**Goal of the exercise:**
With the images removed, repeat the data below exactly.

++++ Available data

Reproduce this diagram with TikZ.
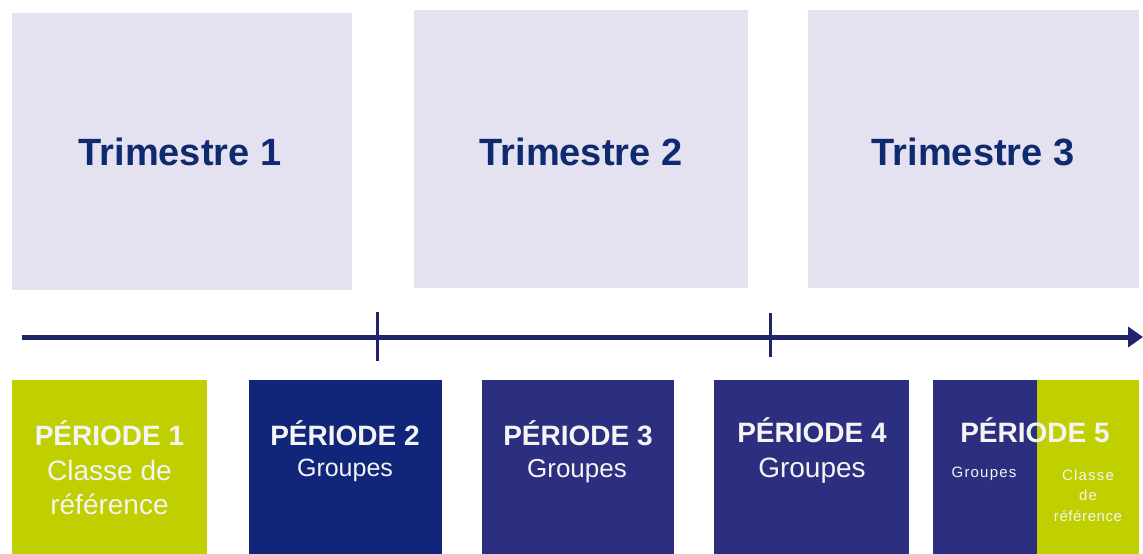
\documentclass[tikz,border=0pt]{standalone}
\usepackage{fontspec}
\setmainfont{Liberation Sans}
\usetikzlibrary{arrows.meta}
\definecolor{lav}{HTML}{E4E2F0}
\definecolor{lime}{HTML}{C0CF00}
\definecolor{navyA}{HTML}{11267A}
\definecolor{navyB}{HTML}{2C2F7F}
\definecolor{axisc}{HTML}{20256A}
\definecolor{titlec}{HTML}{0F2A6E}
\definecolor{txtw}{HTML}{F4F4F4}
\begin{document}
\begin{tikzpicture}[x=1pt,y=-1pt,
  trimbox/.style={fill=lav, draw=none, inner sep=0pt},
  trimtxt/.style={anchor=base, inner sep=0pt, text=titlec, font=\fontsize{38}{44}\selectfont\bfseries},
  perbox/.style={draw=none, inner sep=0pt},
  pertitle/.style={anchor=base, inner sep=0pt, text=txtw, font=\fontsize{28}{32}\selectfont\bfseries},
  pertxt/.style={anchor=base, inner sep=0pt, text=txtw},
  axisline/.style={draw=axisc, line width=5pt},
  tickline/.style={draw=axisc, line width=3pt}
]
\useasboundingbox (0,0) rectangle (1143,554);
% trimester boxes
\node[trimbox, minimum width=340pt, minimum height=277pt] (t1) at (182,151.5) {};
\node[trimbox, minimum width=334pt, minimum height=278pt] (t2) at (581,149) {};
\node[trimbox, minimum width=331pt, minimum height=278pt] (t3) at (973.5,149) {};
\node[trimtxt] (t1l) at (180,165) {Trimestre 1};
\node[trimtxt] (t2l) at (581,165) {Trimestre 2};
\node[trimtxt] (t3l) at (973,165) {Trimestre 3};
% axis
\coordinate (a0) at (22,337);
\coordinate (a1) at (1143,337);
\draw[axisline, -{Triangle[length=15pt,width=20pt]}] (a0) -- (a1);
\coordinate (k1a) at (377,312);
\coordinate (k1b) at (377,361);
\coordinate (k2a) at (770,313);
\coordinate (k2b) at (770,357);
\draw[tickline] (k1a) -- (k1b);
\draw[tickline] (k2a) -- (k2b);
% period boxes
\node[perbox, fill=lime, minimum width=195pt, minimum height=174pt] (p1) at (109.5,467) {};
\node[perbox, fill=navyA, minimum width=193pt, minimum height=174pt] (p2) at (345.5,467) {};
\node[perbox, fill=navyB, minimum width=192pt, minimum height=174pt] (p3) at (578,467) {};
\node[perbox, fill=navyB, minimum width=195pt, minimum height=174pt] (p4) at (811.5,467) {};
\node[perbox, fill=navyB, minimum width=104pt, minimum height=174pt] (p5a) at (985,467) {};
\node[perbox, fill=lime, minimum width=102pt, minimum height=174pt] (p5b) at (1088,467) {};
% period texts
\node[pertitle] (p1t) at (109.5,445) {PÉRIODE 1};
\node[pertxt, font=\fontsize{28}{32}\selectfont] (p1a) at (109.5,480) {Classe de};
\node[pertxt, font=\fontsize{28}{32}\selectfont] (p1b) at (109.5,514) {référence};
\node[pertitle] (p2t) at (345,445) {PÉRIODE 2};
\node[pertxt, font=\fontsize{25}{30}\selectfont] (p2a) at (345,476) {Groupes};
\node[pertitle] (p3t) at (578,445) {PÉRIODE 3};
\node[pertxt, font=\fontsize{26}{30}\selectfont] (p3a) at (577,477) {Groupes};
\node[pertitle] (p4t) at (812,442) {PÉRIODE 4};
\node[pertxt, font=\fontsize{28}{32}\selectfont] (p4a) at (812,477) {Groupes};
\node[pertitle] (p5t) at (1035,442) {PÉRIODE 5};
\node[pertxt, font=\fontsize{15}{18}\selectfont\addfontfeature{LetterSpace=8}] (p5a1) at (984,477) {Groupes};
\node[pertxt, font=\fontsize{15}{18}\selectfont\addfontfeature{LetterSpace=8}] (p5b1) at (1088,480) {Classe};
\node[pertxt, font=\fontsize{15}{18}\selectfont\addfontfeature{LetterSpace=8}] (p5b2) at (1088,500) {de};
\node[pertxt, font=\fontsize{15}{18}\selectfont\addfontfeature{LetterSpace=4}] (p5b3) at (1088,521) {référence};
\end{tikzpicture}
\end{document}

++++++++

**Final result:**
Reproduce this diagram with TikZ.
\documentclass[tikz,border=0pt]{standalone}
\usepackage{fontspec}
\setmainfont{Liberation Sans}
\usetikzlibrary{arrows.meta}
\definecolor{lav}{HTML}{E4E2F0}
\definecolor{lime}{HTML}{C0CF00}
\definecolor{navyA}{HTML}{11267A}
\definecolor{navyB}{HTML}{2C2F7F}
\definecolor{axisc}{HTML}{20256A}
\definecolor{titlec}{HTML}{0F2A6E}
\definecolor{txtw}{HTML}{F4F4F4}
\begin{document}
\begin{tikzpicture}[x=1pt,y=-1pt,
  trimbox/.style={fill=lav, draw=none, inner sep=0pt},
  trimtxt/.style={anchor=base, inner sep=0pt, text=titlec, font=\fontsize{38}{44}\selectfont\bfseries},
  perbox/.style={draw=none, inner sep=0pt},
  pertitle/.style={anchor=base, inner sep=0pt, text=txtw, font=\fontsize{28}{32}\selectfont\bfseries},
  pertxt/.style={anchor=base, inner sep=0pt, text=txtw},
  axisline/.style={draw=axisc, line width=5pt},
  tickline/.style={draw=axisc, line width=3pt}
]
\useasboundingbox (0,0) rectangle (1143,554);
% trimester boxes
\node[trimbox, minimum width=340pt, minimum height=277pt] (t1) at (182,151.5) {};
\node[trimbox, minimum width=334pt, minimum height=278pt] (t2) at (581,149) {};
\node[trimbox, minimum width=331pt, minimum height=278pt] (t3) at (973.5,149) {};
\node[trimtxt] (t1l) at (180,165) {Trimestre 1};
\node[trimtxt] (t2l) at (581,165) {Trimestre 2};
\node[trimtxt] (t3l) at (973,165) {Trimestre 3};
% axis
\coordinate (a0) at (22,337);
\coordinate (a1) at (1143,337);
\draw[axisline, -{Triangle[length=15pt,width=20pt]}] (a0) -- (a1);
\coordinate (k1a) at (377,312);
\coordinate (k1b) at (377,361);
\coordinate (k2a) at (770,313);
\coordinate (k2b) at (770,357);
\draw[tickline] (k1a) -- (k1b);
\draw[tickline] (k2a) -- (k2b);
% period boxes
\node[perbox, fill=lime, minimum width=195pt, minimum height=174pt] (p1) at (109.5,467) {};
\node[perbox, fill=navyA, minimum width=193pt, minimum height=174pt] (p2) at (345.5,467) {};
\node[perbox, fill=navyB, minimum width=192pt, minimum height=174pt] (p3) at (578,467) {};
\node[perbox, fill=navyB, minimum width=195pt, minimum height=174pt] (p4) at (811.5,467) {};
\node[perbox, fill=navyB, minimum width=104pt, minimum height=174pt] (p5a) at (985,467) {};
\node[perbox, fill=lime, minimum width=102pt, minimum height=174pt] (p5b) at (1088,467) {};
% period texts
\node[pertitle] (p1t) at (109.5,445) {PÉRIODE 1};
\node[pertxt, font=\fontsize{28}{32}\selectfont] (p1a) at (109.5,480) {Classe de};
\node[pertxt, font=\fontsize{28}{32}\selectfont] (p1b) at (109.5,514) {référence};
\node[pertitle] (p2t) at (345,445) {PÉRIODE 2};
\node[pertxt, font=\fontsize{25}{30}\selectfont] (p2a) at (345,476) {Groupes};
\node[pertitle] (p3t) at (578,445) {PÉRIODE 3};
\node[pertxt, font=\fontsize{26}{30}\selectfont] (p3a) at (577,477) {Groupes};
\node[pertitle] (p4t) at (812,442) {PÉRIODE 4};
\node[pertxt, font=\fontsize{28}{32}\selectfont] (p4a) at (812,477) {Groupes};
\node[pertitle] (p5t) at (1035,442) {PÉRIODE 5};
\node[pertxt, font=\fontsize{15}{18}\selectfont\addfontfeature{LetterSpace=8}] (p5a1) at (984,477) {Groupes};
\node[pertxt, font=\fontsize{15}{18}\selectfont\addfontfeature{LetterSpace=8}] (p5b1) at (1088,480) {Classe};
\node[pertxt, font=\fontsize{15}{18}\selectfont\addfontfeature{LetterSpace=8}] (p5b2) at (1088,500) {de};
\node[pertxt, font=\fontsize{15}{18}\selectfont\addfontfeature{LetterSpace=4}] (p5b3) at (1088,521) {référence};
\end{tikzpicture}
\end{document}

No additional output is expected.